If you're picking in Week 18, you've outlasted almost everyone — and you've reached the most treacherous week on the survivor calendar. The regular-season finale (Sunday, January 10, 2027) is built differently from every other week, and the things that made favorites safe all season can vanish overnight. Tread carefully; this is where careful entries get ambushed.
Why Week 18 Stands Out
By rule, every Week 18 game is a division matchup. Division rivals play each other tight no matter the records, so the blowout favorites you've leaned on are in short supply. On top of that, kickoff times are set late through flexible scheduling, so the slate's shape isn't even locked until the league sees what's at stake.
And what's at stake varies wildly from team to team. Some are fighting for a playoff spot or seeding and will play their starters all four quarters. Others have nothing to gain and will rest key players to stay healthy for January. That motivation gap — not talent — is what decides a lot of Week 18 games, and it's why a "great" team can be a genuinely risky pick.
How to Approach Your Week 18 Pick
- Hunt for a team that still needs to win. The safest profile in Week 18 is a capable team with real playoff stakes facing a rival with nothing to play for. Stakes matter more than season-long résumé here.

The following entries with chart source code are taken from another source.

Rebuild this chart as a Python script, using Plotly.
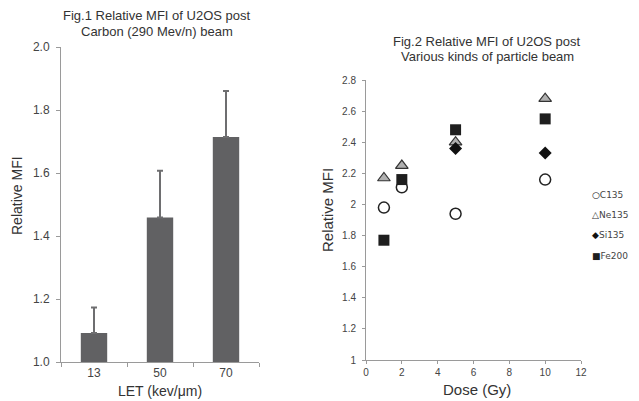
import plotly.graph_objects as go

# page viewport is 639x401; the page body adds an 8px offset
OFF = 8
W, H = 639 - OFF, 401 - OFF

# ---- Fig.1 data ----
let_labels = ["13", "50", "70"]
mfi_carbon = [1.092, 1.459, 1.714]
mfi_carbon_err = [0.081, 0.148, 0.146]

# ---- Fig.2 data ----
c135_dose = [1, 2, 5, 10]
c135_mfi = [1.98, 2.11, 1.94, 2.16]
ne135_dose = [1, 2, 5, 10]
ne135_mfi = [2.17, 2.25, 2.40, 2.68]
si135_dose = [5, 10]
si135_mfi = [2.36, 2.33]
fe200_dose = [1, 2, 5, 10]
fe200_mfi = [1.77, 2.16, 2.48, 2.55]

legend_names = ["C135", "Ne135", "Si135", "Fe200"]
legend_glyphs = ["○", "△", "◆", "■"]

title1_lines = ["Fig.1 Relative MFI of U2OS post", "Carbon (290 Mev/n) beam"]
title2_lines = ["Fig.2 Relative MFI of U2OS post", "Various kinds of particle beam"]

def px_x(x):
    return (x - OFF) / W

def px_y(y):
    return 1 - (y - OFF) / H

fig = go.Figure()

fig.add_trace(go.Bar(
    x=let_labels, y=[v - 1.0 for v in mfi_carbon], base=1.0,
    marker=dict(color="#616163", line=dict(width=0)),
    width=0.4,
    error_y=dict(type="data", symmetric=False, array=mfi_carbon_err,
                 arrayminus=[0, 0, 0], color="#6e6e70", thickness=2, width=3),
    xaxis="x", yaxis="y", showlegend=False,
))

fig.add_trace(go.Scatter(
    x=c135_dose, y=c135_mfi, mode="markers", name="C135",
    marker=dict(symbol="circle", size=11, color="white",
                line=dict(color="#222", width=1.5)),
    xaxis="x2", yaxis="y2", showlegend=False,
))
fig.add_trace(go.Scatter(
    x=ne135_dose, y=ne135_mfi, mode="markers", name="Ne135",
    marker=dict(symbol="triangle-up", size=11, color="#b0b0b0",
                line=dict(color="#333", width=1.2)),
    xaxis="x2", yaxis="y2", showlegend=False,
))
fig.add_trace(go.Scatter(
    x=si135_dose, y=si135_mfi, mode="markers", name="Si135",
    marker=dict(symbol="diamond", size=10, color="#111",
                line=dict(color="#111", width=0)),
    xaxis="x2", yaxis="y2", showlegend=False,
))
fig.add_trace(go.Scatter(
    x=fe200_dose, y=fe200_mfi, mode="markers", name="Fe200",
    marker=dict(symbol="square", size=11, color="#1e1e1e",
                line=dict(color="#111", width=0)),
    xaxis="x2", yaxis="y2", showlegend=False,
))

axis_line = "#9a9a9a"
tick_font1 = dict(family="Liberation Sans, Arial", size=12, color="#444")
tick_font2 = dict(family="Liberation Sans, Arial", size=10, color="#444")

fig.update_layout(
    width=W, height=H, autosize=False,
    margin=dict(l=0, r=0, t=0, b=0, pad=0, autoexpand=False),
    paper_bgcolor="white", plot_bgcolor="white",
    showlegend=False,
    xaxis=dict(domain=[px_x(61), px_x(259)], anchor="y", type="category",
               range=[-0.5, 2.5], showline=True, linecolor=axis_line, linewidth=1,
               ticks="outside", ticklen=4, tickcolor=axis_line, tickson="boundaries",
               showgrid=False, zeroline=False, tickfont=tick_font1, automargin=False),
    yaxis=dict(domain=[px_y(362), px_y(47)], anchor="x", range=[1.0, 2.0],
               dtick=0.2, tickformat=".1f", showline=True, linecolor=axis_line,
               linewidth=1, ticks="outside", ticklen=4, tickcolor=axis_line,
               showgrid=False, zeroline=False, tickfont=tick_font1,
               ticklabelstandoff=4, automargin=False),
    xaxis2=dict(domain=[px_x(366), px_x(581)], anchor="y2", range=[0, 12],
                dtick=2, showline=True, linecolor=axis_line, linewidth=1,
                ticks="outside", ticklen=3, tickcolor=axis_line,
                showgrid=False, zeroline=False, tickfont=tick_font2, automargin=False),
    yaxis2=dict(domain=[px_y(360), px_y(80)], anchor="x2", range=[1, 2.8],
                dtick=0.2, showline=True, linecolor=axis_line, linewidth=1,
                ticks="outside", ticklen=3, tickcolor=axis_line,
                showgrid=False, zeroline=False, tickfont=tick_font2,
                ticklabelstandoff=4, automargin=False),
)

title_font = dict(family="Liberation Sans, Arial", size=13, color="#333")

def note(text, x, y, font, **kw):
    d = dict(text=text, x=px_x(x), y=px_y(y), xref="paper", yref="paper",
             showarrow=False, font=font, xanchor="center", yanchor="middle",
             borderpad=0)
    d.update(kw)
    return d

ann = []
for line, yy in zip(title1_lines, [16, 31.5]):
    ann.append(note(line, 157, yy, title_font))
for line, yy in zip(title2_lines, [41, 57]):
    ann.append(note(line, 487, yy, title_font))
ann.append(note("Relative MFI", 17, 196,
                dict(family="Liberation Sans, Arial", size=14, color="#333"), textangle=-90))
ann.append(note("LET (kev/μm)", 160, 391,
                dict(family="Liberation Sans, Arial", size=14, color="#333")))
ann.append(note("Relative MFI", 327, 210,
                dict(family="Liberation Sans, Arial", size=15, color="#333"), textangle=-90))
ann.append(note("Dose (Gy)", 477, 389,
                dict(family="Liberation Sans, Arial", size=15, color="#333")))

leg_y = [195, 215, 235, 256]
leg_colors = ["#111", "#333", "#111", "#1e1e1e"]
for name, glyph, col, yy in zip(legend_names, legend_glyphs, leg_colors, leg_y):
    ann.append(note(f"<span style='color:{col}'>{glyph}</span>{name}", 591, yy,
                    dict(family="DejaVu Sans", size=9, color="#444"), xanchor="left"))

fig.update_layout(annotations=ann)

fig.write_html("out.html")
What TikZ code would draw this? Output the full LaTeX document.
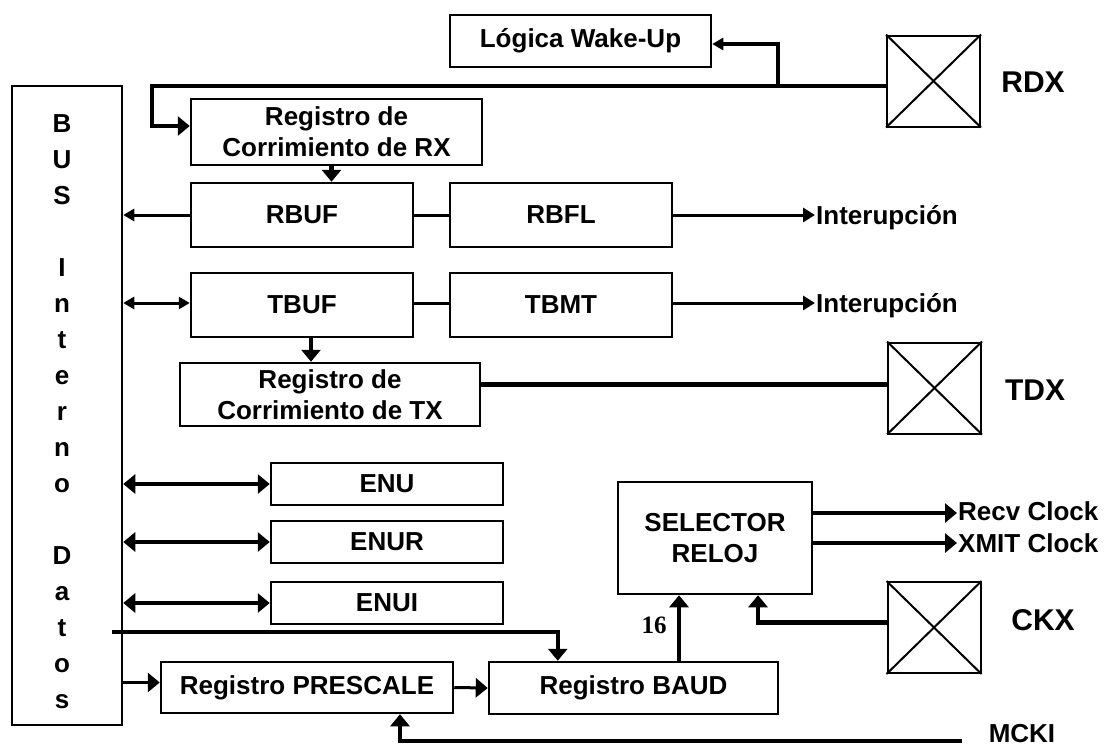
\documentclass[tikz,border=0pt]{standalone}
\usepackage{fontspec}
\setmainfont{Liberation Sans}
\newfontfamily\numfont{Liberation Serif}
\usetikzlibrary{arrows.meta,calc}

\begin{document}
\begin{tikzpicture}[x=1pt,y=-1pt,
  reg/.style={draw,line width=2.5pt,inner sep=0pt,align=center,font=\bfseries\fontsize{26}{31}\selectfont},
  pad/.style={draw,line width=2pt,minimum width=93pt,minimum height=91pt,inner sep=0pt},
  lbl/.style={inner sep=0pt,font=\bfseries\fontsize{26}{31}\selectfont},
  big/.style={inner sep=0pt,font=\bfseries\fontsize{30}{34}\selectfont},
  wire/.style={line width=3pt},
  fat/.style={line width=4.5pt},
  sm/.style={>={Triangle[length=11pt,width=12pt]}},
  md/.style={>={Triangle[length=12pt,width=14pt]}},
  >={Triangle[length=12pt,width=19pt]}]
\useasboundingbox (0,0) rectangle (1114,748);

% bus de datos
\node[reg,minimum width=110pt,minimum height=639pt] (bus) at (67,405.5) {};
\foreach \ch [count=\i from 0] in {B,U,S,{},I,n,t,e,r,n,o,{},D,a,t,o,s}
  \node[lbl,anchor=base] at (62,{132+36*\i}) {\ch};

% registros
\node[reg,minimum width=261pt,minimum height=52pt] (logica) at (580.5,41) {Lógica Wake-Up};
\node[reg,minimum width=291pt,minimum height=66pt] (rxreg) at (336.5,132) {Registro de\\Corrimiento de RX};
\node[reg,minimum width=222pt,minimum height=64pt] (rbuf) at (302,215) {RBUF};
\node[reg,minimum width=222pt,minimum height=64pt] (rbfl) at (561,215) {RBFL};
\node[reg,minimum width=222pt,minimum height=64pt] (tbuf) at (302,305) {TBUF};
\node[reg,minimum width=222pt,minimum height=64pt] (tbmt) at (561,305) {TBMT};
\node[reg,minimum width=300pt,minimum height=63pt] (txreg) at (330,394.5) {Registro de\\Corrimiento de TX};
\node[reg,minimum width=232pt,minimum height=42pt] (enu) at (387,484) {ENU};
\node[reg,minimum width=232pt,minimum height=42pt] (enur) at (387,542) {ENUR};
\node[reg,minimum width=232pt,minimum height=42pt] (enui) at (387,603) {ENUI};
\node[reg,minimum width=194pt,minimum height=112pt] (selector) at (715,538) {SELECTOR\\RELOJ};
\node[reg,minimum width=292pt,minimum height=51pt] (prescale) at (307,687.5) {Registro PRESCALE};
\node[reg,minimum width=289pt,minimum height=52pt] (baud) at (633.5,688) {Registro BAUD};

% pines
\node[pad] (rdx) at (933.5,81) {};
\node[pad] (tdx) at (934.5,388) {};
\node[pad] (ckx) at (934,627.5) {};
\foreach \p in {rdx,tdx,ckx}
  \draw[line width=2pt] (\p.north west) -- (\p.south east) (\p.south west) -- (\p.north east);
\node[big] at (1033,82) {RDX};
\node[big] at (1035,390) {TDX};
\node[big] at (1043,620) {CKX};
\node[lbl] (mcki) at (1022,734) {MCKI};

% salidas
\node[lbl,anchor=west,inner xsep=1pt] (int1) at (815,218) {Interupción};
\node[lbl,anchor=west,inner xsep=1pt] (int2) at (815,306) {Interupción};
\node[lbl,anchor=west,inner xsep=1pt] (recv) at (957,511) {Recv Clock};
\node[lbl,anchor=west,inner xsep=1pt] (xmit) at (957,543) {XMIT Clock};
\node[font=\numfont\bfseries\fontsize{25}{25}\selectfont,inner sep=0pt] at (654,625) {16};

% recepcion
\coordinate (esq) at (152,86);
\coordinate (wk) at (778,86);
\draw[fat,->] ([yshift=-5pt]rdx.west) -- (esq) |- ([yshift=6pt]rxreg.west);
\draw[fat,sm,->] (wk) |- ([yshift=-3pt]logica.east);
\draw[fat,->] ([xshift=-5pt]rxreg.south) -- ([xshift=-5pt]rxreg.south |- rbuf.north);
\draw[wire,sm,->] (rbuf.west) -- (rbuf.west -| bus.east);
\draw[wire] (rbuf.east) -- (rbfl.west);
\draw[wire,md,->] (rbfl.east) -- (rbfl.east -| int1.west);

% transmision
\draw[wire,sm,<->] ([yshift=2pt]tbuf.west -| bus.east) -- ([yshift=2pt]tbuf.west);
\draw[wire] ([yshift=2pt]tbuf.east) -- ([yshift=2pt]tbmt.west);
\draw[wire,md,->] ([yshift=2pt]tbmt.east) -- ([yshift=2pt]tbmt.east -| int2.west);
\draw[fat,->] ([xshift=9pt]tbuf.south) -- ([xshift=9pt]tbuf.south |- txreg.north);
\draw[fat] ([yshift=10pt]txreg.east) -- ([yshift=10pt]txreg.east -| tdx.west);

\foreach \e in {enu,enur,enui}
  \draw[fat,<->] (\e.west -| bus.east) -- (\e.west);

% reloj
\coordinate (bb) at (112,632);
\draw[fat,->] (bb) -| ($(baud.north west)+(70,0)$);
\draw[wire,->] ([yshift=5pt]prescale.west -| bus.east) -- ([yshift=5pt]prescale.west);
\draw[wire,->] (prescale.east) -- (baud.west);
\coordinate (b16) at ($(baud.north)+(45.5,0)$);
\draw[fat,->] (b16) -- (b16 |- selector.south);
\draw[fat,->] ([yshift=5pt]ckx.west) -| ($(selector.south)+(43,0)$);
\draw[fat,->] ([yshift=25pt]selector.east) -- ([yshift=25pt]selector.east -| recv.west);
\draw[fat,->] ([yshift=-5pt]selector.east) -- ([yshift=-5pt]selector.east -| xmit.west);
\coordinate (mc) at (962,741);
\draw[fat,->] (mc) -| ($(prescale.south)+(93,0)$);
\end{tikzpicture}
\end{document}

- Avoid teams that may rest starters. A contender with its seed already locked can pull its key players early. Confirm what a team is actually playing for before you trust it.
- Wait for the times and news. With flex scheduling and late inactive reports, patience pays. Don't lock in early if your pool lets you wait.
- Know your pool's endgame rules. Many pools cap at Week 17, split the pot, or switch to special tiebreaker rules if survivors remain. Check whether Week 18 even matters for you.
Mistakes to Avoid in Week 18
The signature Week 18 mistake is picking a strong team purely on talent, only to watch it rest its stars because it's already locked into a seed. Just as deadly is laying a big number in a division game — those matchups stay close even when the records say they shouldn't. And don't overlook your pool's rules: spending a sweat on the finale when the pot was already going to be split is a needless risk.
When the Week 18 Picks Drop
If your pool runs all the way to the finale, our live Week 18 picks publish over at the weekly picks hub. We break down the safest picks, the traps to avoid, and contrarian plays — backed by current Vegas lines, injury and inactive reports, and a clear read on which teams are actually trying to win.
Want it before your pool locks? Sign up for our weekly newsletter and we'll send the full finale breakdown in time to use it.
FAQ
Why is Week 18 so hard for survivor pools?
Every game is a division matchup, so blowout favorites are scarce, and many teams rest starters once their playoff seeding is locked. That combination makes even the best teams unreliable picks.
How do I tell if a team will rest its starters in Week 18?
Look at what they're playing for. A team with its seed already locked has every reason to rest key players, while a team still fighting for a spot will go all out. Late-week inactive reports usually confirm it.
Do survivor pools even run through Week 18?
Many don't. Plenty of pools end at Week 17, split the pot among remaining survivors, or use special rules for the finale. Check your pool's structure before you assume you need a Week 18 pick at all.